Die Pubertät, der Abschied von der Kindheit und der Eintritt ins Erwachsenenleben stehen im Mittelpunkt von Ferrantes Roman „Das lügenhafte Leben der Erwachsenen“. Giovanna ist ein junges Mädchen, dass sich bald schon – in Bezug auf ihre Familie – in eine Rebellin verwandelt, die die Lüge für sich entdeckt und keinem mehr gefallen möchte. Ihre Welt gerät immer mehr ins Wanken – gut behütet aufgewachsen, dringt sie in das untere Neapel vor, in dem ihre Tante nahezu gemeinsam mit der Witwe und den drei Kindern ihres Liebhabers lebt. Hier gelten scheinbar andere Regeln, der Dialekt beherrscht die Sprache, der Umgang ist rau, aber doch zumeist herzlich. Doch Giovanna muss erkennen, dass auch in ihrem Elternhaus nichts so ist, wie es scheint und so liegt ihre Welt bald in Trümmern.
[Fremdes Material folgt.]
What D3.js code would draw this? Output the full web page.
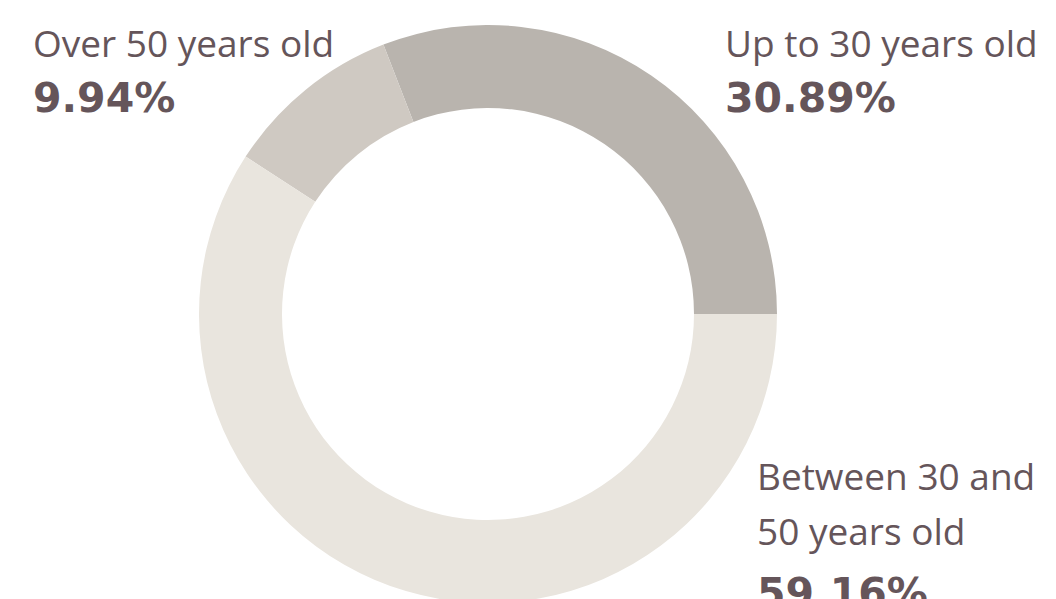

Ferrante ist für mich eine großartige Schriftstellerin, ich habe ihre neapolitanische Saga gelesen ebenso wie den Roman „Frau im Dunkeln“. Zu „Das lügenhafte Leben der Erwachsenen“ konnte ich leider keinen rechten Zugang finden. Womit ich vor allem meine Probleme hatte, war die Stigmatisierung der Männer als verlogenes, triebgesteuertes Geschlecht. Egal welcher gesellschaftlichen Schicht die männlichen Protagonisten entsprungen sind, egal welche Bildung oder dergleichen sie genossen haben, alle waren fast schon Opfer ihrer Triebe. Nur ein einziger bildete eine Ausnahme, der jedoch, wenn er seine Wut nicht mehr unter Kontrolle hatte, die Fäuste sprechen ließ. Ich finde dieses Bild von Männern ein wenig eindimensional. Die Frauen schienen mir deutlich vielschichtiger zu sein. Im Mittelpunkt steht oft auch die Familie, die den Menschen Kraft gibt und zugleich raubt, die unterstützt, aber auch die Luft zum Atmen nimmt und eigene Entscheidungen mitunter unmöglich erscheinen lässt. Wie ein rotes Band, zieht sich ein Armband durch die Geschichte hindurch, das symbolisch die Liebe und vor allem auch die Lüge und den Egoismus in sich vereint. Ich denke, am Ende ist es vor allem eine Geschichte die zeigt, dass alles was wir tun, von unserer Vergangenheit beeinflusst ist und wir – wenn wir nur mutig genug sind – unseren eigenen Weg gehen können und sollten.